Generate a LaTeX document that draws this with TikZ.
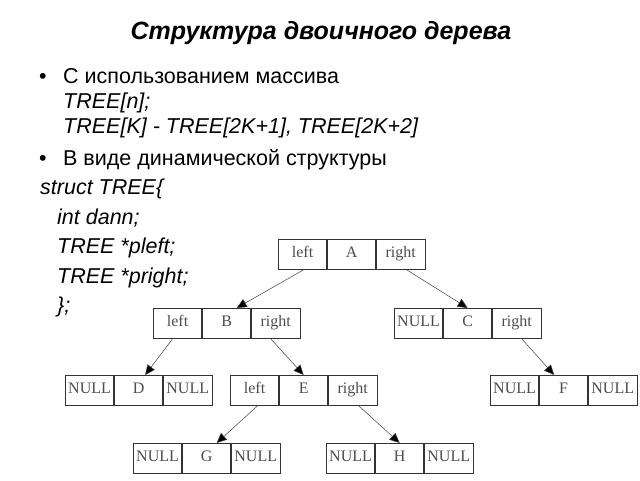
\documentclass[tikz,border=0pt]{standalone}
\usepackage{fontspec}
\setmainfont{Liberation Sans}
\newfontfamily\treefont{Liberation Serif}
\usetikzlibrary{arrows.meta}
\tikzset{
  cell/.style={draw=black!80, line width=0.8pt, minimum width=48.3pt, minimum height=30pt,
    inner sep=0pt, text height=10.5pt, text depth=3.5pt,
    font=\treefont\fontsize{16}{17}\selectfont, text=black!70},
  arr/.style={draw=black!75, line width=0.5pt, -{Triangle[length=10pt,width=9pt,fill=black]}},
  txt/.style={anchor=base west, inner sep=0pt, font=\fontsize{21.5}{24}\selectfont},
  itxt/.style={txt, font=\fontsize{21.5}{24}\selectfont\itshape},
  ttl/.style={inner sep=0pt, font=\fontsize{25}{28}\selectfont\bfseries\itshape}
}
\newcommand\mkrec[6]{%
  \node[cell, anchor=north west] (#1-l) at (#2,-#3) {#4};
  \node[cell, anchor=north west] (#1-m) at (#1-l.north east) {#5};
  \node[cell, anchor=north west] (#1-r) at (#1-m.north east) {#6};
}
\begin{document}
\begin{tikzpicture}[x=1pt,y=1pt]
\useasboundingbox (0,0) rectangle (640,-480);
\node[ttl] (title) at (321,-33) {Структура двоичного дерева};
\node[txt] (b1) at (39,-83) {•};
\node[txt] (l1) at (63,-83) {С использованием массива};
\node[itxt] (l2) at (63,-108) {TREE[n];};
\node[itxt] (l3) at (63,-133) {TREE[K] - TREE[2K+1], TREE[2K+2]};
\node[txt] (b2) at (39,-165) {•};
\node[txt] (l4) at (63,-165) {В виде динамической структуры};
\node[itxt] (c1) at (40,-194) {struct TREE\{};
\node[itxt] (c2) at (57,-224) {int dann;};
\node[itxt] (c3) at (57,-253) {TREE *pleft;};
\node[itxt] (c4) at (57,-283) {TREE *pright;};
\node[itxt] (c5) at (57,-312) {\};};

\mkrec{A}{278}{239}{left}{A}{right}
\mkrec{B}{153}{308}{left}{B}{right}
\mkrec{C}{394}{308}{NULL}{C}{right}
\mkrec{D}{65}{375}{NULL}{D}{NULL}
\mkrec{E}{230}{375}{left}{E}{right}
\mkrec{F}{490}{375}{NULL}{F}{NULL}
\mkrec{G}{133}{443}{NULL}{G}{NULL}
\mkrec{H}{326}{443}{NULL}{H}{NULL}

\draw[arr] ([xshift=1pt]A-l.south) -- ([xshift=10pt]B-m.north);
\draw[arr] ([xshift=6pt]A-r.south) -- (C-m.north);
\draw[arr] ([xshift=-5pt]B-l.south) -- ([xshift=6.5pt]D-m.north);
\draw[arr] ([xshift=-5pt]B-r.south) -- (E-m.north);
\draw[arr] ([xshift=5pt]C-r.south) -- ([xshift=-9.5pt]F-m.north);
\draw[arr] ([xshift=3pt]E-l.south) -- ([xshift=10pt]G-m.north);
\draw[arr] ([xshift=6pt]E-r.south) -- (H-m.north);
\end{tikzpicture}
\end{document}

::::

◆ Task to complete: Reproduce the whole listing exactly, but not the images in it.

◆ Result below:
Generate a LaTeX document that draws this with TikZ.
\documentclass[tikz,border=0pt]{standalone}
\usepackage{fontspec}
\setmainfont{Liberation Sans}
\newfontfamily\treefont{Liberation Serif}
\usetikzlibrary{arrows.meta}
\tikzset{
  cell/.style={draw=black!80, line width=0.8pt, minimum width=48.3pt, minimum height=30pt,
    inner sep=0pt, text height=10.5pt, text depth=3.5pt,
    font=\treefont\fontsize{16}{17}\selectfont, text=black!70},
  arr/.style={draw=black!75, line width=0.5pt, -{Triangle[length=10pt,width=9pt,fill=black]}},
  txt/.style={anchor=base west, inner sep=0pt, font=\fontsize{21.5}{24}\selectfont},
  itxt/.style={txt, font=\fontsize{21.5}{24}\selectfont\itshape},
  ttl/.style={inner sep=0pt, font=\fontsize{25}{28}\selectfont\bfseries\itshape}
}
\newcommand\mkrec[6]{%
  \node[cell, anchor=north west] (#1-l) at (#2,-#3) {#4};
  \node[cell, anchor=north west] (#1-m) at (#1-l.north east) {#5};
  \node[cell, anchor=north west] (#1-r) at (#1-m.north east) {#6};
}
\begin{document}
\begin{tikzpicture}[x=1pt,y=1pt]
\useasboundingbox (0,0) rectangle (640,-480);
\node[ttl] (title) at (321,-33) {Структура двоичного дерева};
\node[txt] (b1) at (39,-83) {•};
\node[txt] (l1) at (63,-83) {С использованием массива};
\node[itxt] (l2) at (63,-108) {TREE[n];};
\node[itxt] (l3) at (63,-133) {TREE[K] - TREE[2K+1], TREE[2K+2]};
\node[txt] (b2) at (39,-165) {•};
\node[txt] (l4) at (63,-165) {В виде динамической структуры};
\node[itxt] (c1) at (40,-194) {struct TREE\{};
\node[itxt] (c2) at (57,-224) {int dann;};
\node[itxt] (c3) at (57,-253) {TREE *pleft;};
\node[itxt] (c4) at (57,-283) {TREE *pright;};
\node[itxt] (c5) at (57,-312) {\};};

\mkrec{A}{278}{239}{left}{A}{right}
\mkrec{B}{153}{308}{left}{B}{right}
\mkrec{C}{394}{308}{NULL}{C}{right}
\mkrec{D}{65}{375}{NULL}{D}{NULL}
\mkrec{E}{230}{375}{left}{E}{right}
\mkrec{F}{490}{375}{NULL}{F}{NULL}
\mkrec{G}{133}{443}{NULL}{G}{NULL}
\mkrec{H}{326}{443}{NULL}{H}{NULL}

\draw[arr] ([xshift=1pt]A-l.south) -- ([xshift=10pt]B-m.north);
\draw[arr] ([xshift=6pt]A-r.south) -- (C-m.north);
\draw[arr] ([xshift=-5pt]B-l.south) -- ([xshift=6.5pt]D-m.north);
\draw[arr] ([xshift=-5pt]B-r.south) -- (E-m.north);
\draw[arr] ([xshift=5pt]C-r.south) -- ([xshift=-9.5pt]F-m.north);
\draw[arr] ([xshift=3pt]E-l.south) -- ([xshift=10pt]G-m.north);
\draw[arr] ([xshift=6pt]E-r.south) -- (H-m.north);
\end{tikzpicture}
\end{document}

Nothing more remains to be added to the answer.